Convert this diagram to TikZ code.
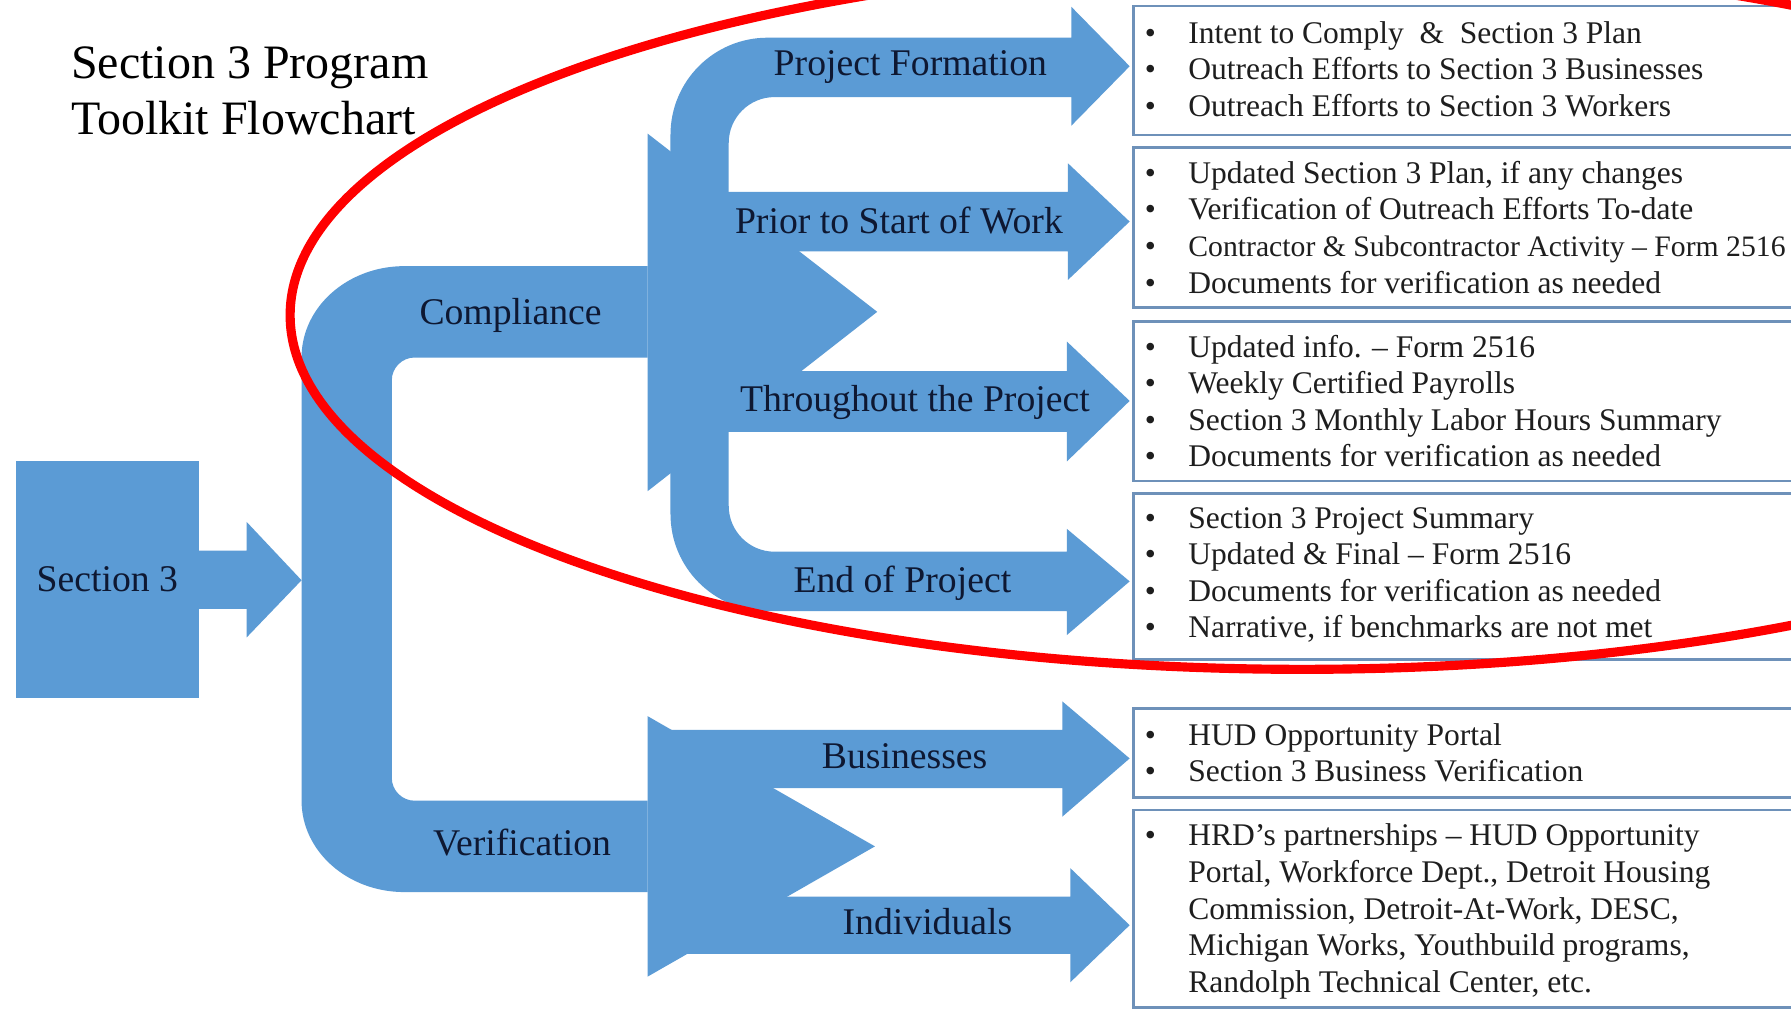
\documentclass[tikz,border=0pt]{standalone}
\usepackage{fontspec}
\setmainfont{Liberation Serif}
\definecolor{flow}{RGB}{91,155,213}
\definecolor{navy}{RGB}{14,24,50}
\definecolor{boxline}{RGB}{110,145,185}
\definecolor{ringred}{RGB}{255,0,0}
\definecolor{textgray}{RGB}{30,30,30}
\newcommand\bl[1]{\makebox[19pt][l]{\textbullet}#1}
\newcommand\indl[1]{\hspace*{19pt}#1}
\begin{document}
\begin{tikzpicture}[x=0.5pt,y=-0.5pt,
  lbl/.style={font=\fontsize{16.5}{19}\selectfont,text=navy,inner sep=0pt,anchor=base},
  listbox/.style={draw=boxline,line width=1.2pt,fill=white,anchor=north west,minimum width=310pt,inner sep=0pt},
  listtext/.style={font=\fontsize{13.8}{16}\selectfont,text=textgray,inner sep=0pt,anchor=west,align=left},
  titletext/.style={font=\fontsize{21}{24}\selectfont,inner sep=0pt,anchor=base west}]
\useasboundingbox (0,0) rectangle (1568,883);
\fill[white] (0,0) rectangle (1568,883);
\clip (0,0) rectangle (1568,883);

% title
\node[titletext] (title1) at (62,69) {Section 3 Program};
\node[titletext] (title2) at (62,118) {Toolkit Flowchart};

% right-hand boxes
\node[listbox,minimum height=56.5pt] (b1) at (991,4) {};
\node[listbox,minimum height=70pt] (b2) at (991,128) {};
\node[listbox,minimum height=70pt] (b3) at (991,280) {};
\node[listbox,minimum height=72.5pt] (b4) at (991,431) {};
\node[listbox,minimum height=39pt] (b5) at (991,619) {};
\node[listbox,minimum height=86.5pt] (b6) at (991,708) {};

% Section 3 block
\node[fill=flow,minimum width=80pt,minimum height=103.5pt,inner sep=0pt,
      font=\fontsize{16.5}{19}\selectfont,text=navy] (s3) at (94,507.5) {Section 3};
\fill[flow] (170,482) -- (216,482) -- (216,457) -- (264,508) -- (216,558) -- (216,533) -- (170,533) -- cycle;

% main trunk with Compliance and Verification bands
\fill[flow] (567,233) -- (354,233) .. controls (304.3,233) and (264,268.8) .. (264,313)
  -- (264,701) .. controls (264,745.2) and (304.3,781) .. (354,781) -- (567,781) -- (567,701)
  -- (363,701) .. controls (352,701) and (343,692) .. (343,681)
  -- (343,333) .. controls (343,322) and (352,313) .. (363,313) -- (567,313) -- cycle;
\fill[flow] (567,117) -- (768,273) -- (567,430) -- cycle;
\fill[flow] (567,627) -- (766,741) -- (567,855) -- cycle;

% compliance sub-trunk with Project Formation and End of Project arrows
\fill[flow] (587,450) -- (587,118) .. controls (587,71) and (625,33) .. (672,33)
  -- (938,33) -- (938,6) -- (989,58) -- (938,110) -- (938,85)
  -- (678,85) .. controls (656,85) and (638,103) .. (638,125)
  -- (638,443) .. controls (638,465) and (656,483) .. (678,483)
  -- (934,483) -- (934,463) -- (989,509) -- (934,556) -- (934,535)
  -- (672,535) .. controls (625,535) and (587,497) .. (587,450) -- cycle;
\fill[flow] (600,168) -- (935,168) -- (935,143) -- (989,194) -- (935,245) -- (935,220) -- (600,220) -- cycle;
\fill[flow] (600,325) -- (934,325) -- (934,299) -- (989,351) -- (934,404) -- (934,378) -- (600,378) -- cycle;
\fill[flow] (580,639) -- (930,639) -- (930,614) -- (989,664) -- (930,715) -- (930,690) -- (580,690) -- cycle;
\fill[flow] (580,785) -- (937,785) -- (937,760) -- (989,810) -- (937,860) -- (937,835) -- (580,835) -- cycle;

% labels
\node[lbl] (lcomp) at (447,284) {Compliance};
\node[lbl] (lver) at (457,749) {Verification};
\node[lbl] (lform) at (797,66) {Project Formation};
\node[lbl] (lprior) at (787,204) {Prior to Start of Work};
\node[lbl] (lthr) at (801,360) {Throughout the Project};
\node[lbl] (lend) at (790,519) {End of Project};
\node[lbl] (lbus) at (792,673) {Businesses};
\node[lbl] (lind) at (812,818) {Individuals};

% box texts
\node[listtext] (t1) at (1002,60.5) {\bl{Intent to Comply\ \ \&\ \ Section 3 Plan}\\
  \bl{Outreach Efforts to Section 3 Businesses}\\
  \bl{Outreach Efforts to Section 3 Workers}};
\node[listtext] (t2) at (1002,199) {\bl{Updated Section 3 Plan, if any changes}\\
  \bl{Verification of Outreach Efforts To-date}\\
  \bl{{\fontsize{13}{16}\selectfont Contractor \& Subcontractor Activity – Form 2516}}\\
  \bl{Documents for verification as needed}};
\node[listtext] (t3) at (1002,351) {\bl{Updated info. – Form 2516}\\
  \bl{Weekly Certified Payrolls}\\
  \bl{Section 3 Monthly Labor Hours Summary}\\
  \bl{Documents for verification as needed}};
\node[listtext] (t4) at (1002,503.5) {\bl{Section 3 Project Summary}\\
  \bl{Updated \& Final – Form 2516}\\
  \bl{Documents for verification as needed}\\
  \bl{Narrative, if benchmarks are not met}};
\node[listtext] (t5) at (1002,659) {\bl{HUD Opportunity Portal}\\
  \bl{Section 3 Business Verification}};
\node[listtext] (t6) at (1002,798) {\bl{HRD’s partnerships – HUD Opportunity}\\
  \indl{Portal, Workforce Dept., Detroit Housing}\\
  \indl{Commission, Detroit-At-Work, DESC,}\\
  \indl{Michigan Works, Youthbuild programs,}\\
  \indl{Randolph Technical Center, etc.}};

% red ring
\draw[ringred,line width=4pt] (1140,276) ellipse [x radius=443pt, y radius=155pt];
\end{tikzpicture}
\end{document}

..........

*TO DO:* Quote the preceding listing precisely and completely, omitting its images.

*EXERCISE OUTPUT:*
Convert this diagram to TikZ code.
\documentclass[tikz,border=0pt]{standalone}
\usepackage{fontspec}
\setmainfont{Liberation Serif}
\definecolor{flow}{RGB}{91,155,213}
\definecolor{navy}{RGB}{14,24,50}
\definecolor{boxline}{RGB}{110,145,185}
\definecolor{ringred}{RGB}{255,0,0}
\definecolor{textgray}{RGB}{30,30,30}
\newcommand\bl[1]{\makebox[19pt][l]{\textbullet}#1}
\newcommand\indl[1]{\hspace*{19pt}#1}
\begin{document}
\begin{tikzpicture}[x=0.5pt,y=-0.5pt,
  lbl/.style={font=\fontsize{16.5}{19}\selectfont,text=navy,inner sep=0pt,anchor=base},
  listbox/.style={draw=boxline,line width=1.2pt,fill=white,anchor=north west,minimum width=310pt,inner sep=0pt},
  listtext/.style={font=\fontsize{13.8}{16}\selectfont,text=textgray,inner sep=0pt,anchor=west,align=left},
  titletext/.style={font=\fontsize{21}{24}\selectfont,inner sep=0pt,anchor=base west}]
\useasboundingbox (0,0) rectangle (1568,883);
\fill[white] (0,0) rectangle (1568,883);
\clip (0,0) rectangle (1568,883);

% title
\node[titletext] (title1) at (62,69) {Section 3 Program};
\node[titletext] (title2) at (62,118) {Toolkit Flowchart};

% right-hand boxes
\node[listbox,minimum height=56.5pt] (b1) at (991,4) {};
\node[listbox,minimum height=70pt] (b2) at (991,128) {};
\node[listbox,minimum height=70pt] (b3) at (991,280) {};
\node[listbox,minimum height=72.5pt] (b4) at (991,431) {};
\node[listbox,minimum height=39pt] (b5) at (991,619) {};
\node[listbox,minimum height=86.5pt] (b6) at (991,708) {};

% Section 3 block
\node[fill=flow,minimum width=80pt,minimum height=103.5pt,inner sep=0pt,
      font=\fontsize{16.5}{19}\selectfont,text=navy] (s3) at (94,507.5) {Section 3};
\fill[flow] (170,482) -- (216,482) -- (216,457) -- (264,508) -- (216,558) -- (216,533) -- (170,533) -- cycle;

% main trunk with Compliance and Verification bands
\fill[flow] (567,233) -- (354,233) .. controls (304.3,233) and (264,268.8) .. (264,313)
  -- (264,701) .. controls (264,745.2) and (304.3,781) .. (354,781) -- (567,781) -- (567,701)
  -- (363,701) .. controls (352,701) and (343,692) .. (343,681)
  -- (343,333) .. controls (343,322) and (352,313) .. (363,313) -- (567,313) -- cycle;
\fill[flow] (567,117) -- (768,273) -- (567,430) -- cycle;
\fill[flow] (567,627) -- (766,741) -- (567,855) -- cycle;

% compliance sub-trunk with Project Formation and End of Project arrows
\fill[flow] (587,450) -- (587,118) .. controls (587,71) and (625,33) .. (672,33)
  -- (938,33) -- (938,6) -- (989,58) -- (938,110) -- (938,85)
  -- (678,85) .. controls (656,85) and (638,103) .. (638,125)
  -- (638,443) .. controls (638,465) and (656,483) .. (678,483)
  -- (934,483) -- (934,463) -- (989,509) -- (934,556) -- (934,535)
  -- (672,535) .. controls (625,535) and (587,497) .. (587,450) -- cycle;
\fill[flow] (600,168) -- (935,168) -- (935,143) -- (989,194) -- (935,245) -- (935,220) -- (600,220) -- cycle;
\fill[flow] (600,325) -- (934,325) -- (934,299) -- (989,351) -- (934,404) -- (934,378) -- (600,378) -- cycle;
\fill[flow] (580,639) -- (930,639) -- (930,614) -- (989,664) -- (930,715) -- (930,690) -- (580,690) -- cycle;
\fill[flow] (580,785) -- (937,785) -- (937,760) -- (989,810) -- (937,860) -- (937,835) -- (580,835) -- cycle;

% labels
\node[lbl] (lcomp) at (447,284) {Compliance};
\node[lbl] (lver) at (457,749) {Verification};
\node[lbl] (lform) at (797,66) {Project Formation};
\node[lbl] (lprior) at (787,204) {Prior to Start of Work};
\node[lbl] (lthr) at (801,360) {Throughout the Project};
\node[lbl] (lend) at (790,519) {End of Project};
\node[lbl] (lbus) at (792,673) {Businesses};
\node[lbl] (lind) at (812,818) {Individuals};

% box texts
\node[listtext] (t1) at (1002,60.5) {\bl{Intent to Comply\ \ \&\ \ Section 3 Plan}\\
  \bl{Outreach Efforts to Section 3 Businesses}\\
  \bl{Outreach Efforts to Section 3 Workers}};
\node[listtext] (t2) at (1002,199) {\bl{Updated Section 3 Plan, if any changes}\\
  \bl{Verification of Outreach Efforts To-date}\\
  \bl{{\fontsize{13}{16}\selectfont Contractor \& Subcontractor Activity – Form 2516}}\\
  \bl{Documents for verification as needed}};
\node[listtext] (t3) at (1002,351) {\bl{Updated info. – Form 2516}\\
  \bl{Weekly Certified Payrolls}\\
  \bl{Section 3 Monthly Labor Hours Summary}\\
  \bl{Documents for verification as needed}};
\node[listtext] (t4) at (1002,503.5) {\bl{Section 3 Project Summary}\\
  \bl{Updated \& Final – Form 2516}\\
  \bl{Documents for verification as needed}\\
  \bl{Narrative, if benchmarks are not met}};
\node[listtext] (t5) at (1002,659) {\bl{HUD Opportunity Portal}\\
  \bl{Section 3 Business Verification}};
\node[listtext] (t6) at (1002,798) {\bl{HRD’s partnerships – HUD Opportunity}\\
  \indl{Portal, Workforce Dept., Detroit Housing}\\
  \indl{Commission, Detroit-At-Work, DESC,}\\
  \indl{Michigan Works, Youthbuild programs,}\\
  \indl{Randolph Technical Center, etc.}};

% red ring
\draw[ringred,line width=4pt] (1140,276) ellipse [x radius=443pt, y radius=155pt];
\end{tikzpicture}
\end{document}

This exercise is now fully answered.